Copy the data that follows, character for character, minus the pictures.

□ □ □ □

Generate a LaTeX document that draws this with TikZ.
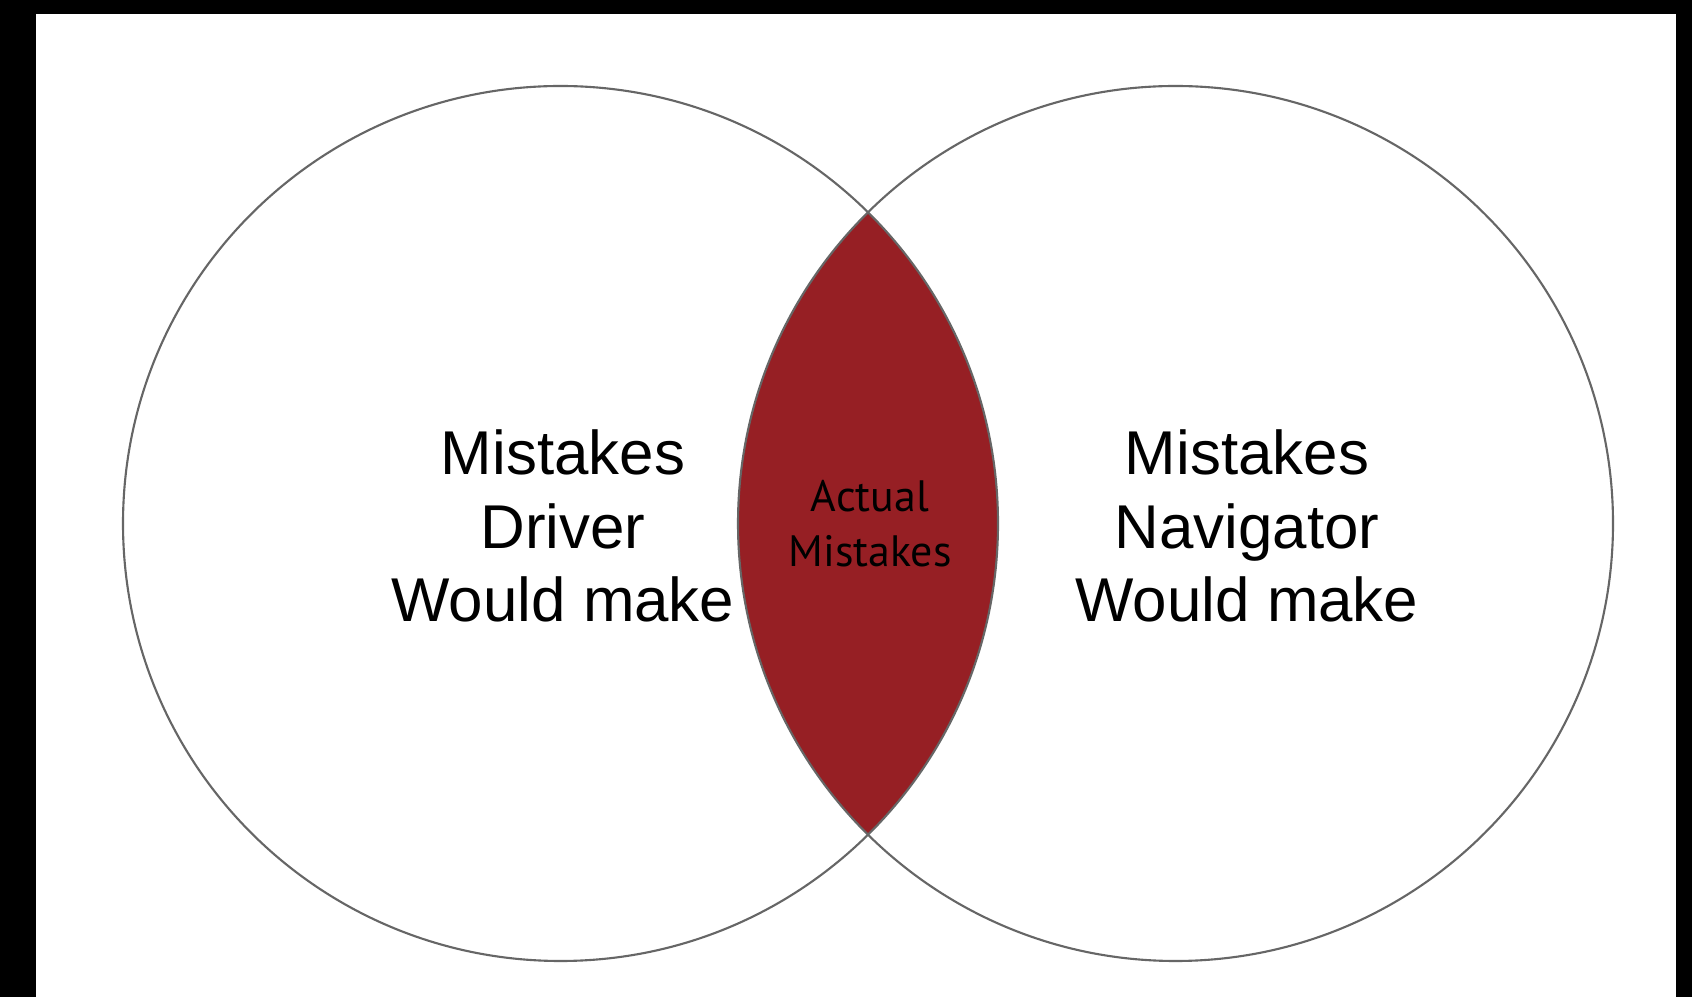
\documentclass[tikz,border=0pt]{standalone}
\usepackage{fontspec}
\setmainfont{Liberation Sans}
\newfontfamily\lensfont{PT Sans}
\definecolor{lensred}{RGB}{150,31,36}

\begin{document}
\begin{tikzpicture}
    % 枠
    \useasboundingbox (0,0) rectangle (16.92,-9.97);
    \fill[black] (0,0) rectangle (16.92,-9.97);
    \fill[white] (0.36,-0.14) rectangle (16.76,-9.97);

    % 重なり部分に赤色を塗る
    \begin{scope}
        \clip (5.605,-5.235) circle (4.375);
        \fill[lensred] (11.755,-5.235) circle (4.375);
    \end{scope}

    % 円
    \node[circle, draw=black!60, line width=0.6pt, minimum size=8.75cm] (D) at (5.605,-5.235) {};
    \node[circle, draw=black!60, line width=0.6pt, minimum size=8.75cm] (N) at (11.755,-5.235) {};

    % テキスト
    \node[align=center, inner sep=0, font=\fontsize{17.6}{21}\selectfont] (DT) at (5.63,-5.26) {Mistakes\\Driver\\Would make};
    \node[align=center, inner sep=0, font=\fontsize{17.6}{21}\selectfont] (NT) at (12.47,-5.26) {Mistakes\\Navigator\\Would make};
    \node[align=center, inner sep=0, text=black, font=\lensfont\fontsize{12.5}{15.6}\selectfont] (AT) at (8.70,-5.24) {Actual\\Mistakes};
\end{tikzpicture}
\end{document}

□ □ □ □

▶ Response below:
Generate a LaTeX document that draws this with TikZ.
\documentclass[tikz,border=0pt]{standalone}
\usepackage{fontspec}
\setmainfont{Liberation Sans}
\newfontfamily\lensfont{PT Sans}
\definecolor{lensred}{RGB}{150,31,36}

\begin{document}
\begin{tikzpicture}
    % 枠
    \useasboundingbox (0,0) rectangle (16.92,-9.97);
    \fill[black] (0,0) rectangle (16.92,-9.97);
    \fill[white] (0.36,-0.14) rectangle (16.76,-9.97);

    % 重なり部分に赤色を塗る
    \begin{scope}
        \clip (5.605,-5.235) circle (4.375);
        \fill[lensred] (11.755,-5.235) circle (4.375);
    \end{scope}

    % 円
    \node[circle, draw=black!60, line width=0.6pt, minimum size=8.75cm] (D) at (5.605,-5.235) {};
    \node[circle, draw=black!60, line width=0.6pt, minimum size=8.75cm] (N) at (11.755,-5.235) {};

    % テキスト
    \node[align=center, inner sep=0, font=\fontsize{17.6}{21}\selectfont] (DT) at (5.63,-5.26) {Mistakes\\Driver\\Would make};
    \node[align=center, inner sep=0, font=\fontsize{17.6}{21}\selectfont] (NT) at (12.47,-5.26) {Mistakes\\Navigator\\Would make};
    \node[align=center, inner sep=0, text=black, font=\lensfont\fontsize{12.5}{15.6}\selectfont] (AT) at (8.70,-5.24) {Actual\\Mistakes};
\end{tikzpicture}
\end{document}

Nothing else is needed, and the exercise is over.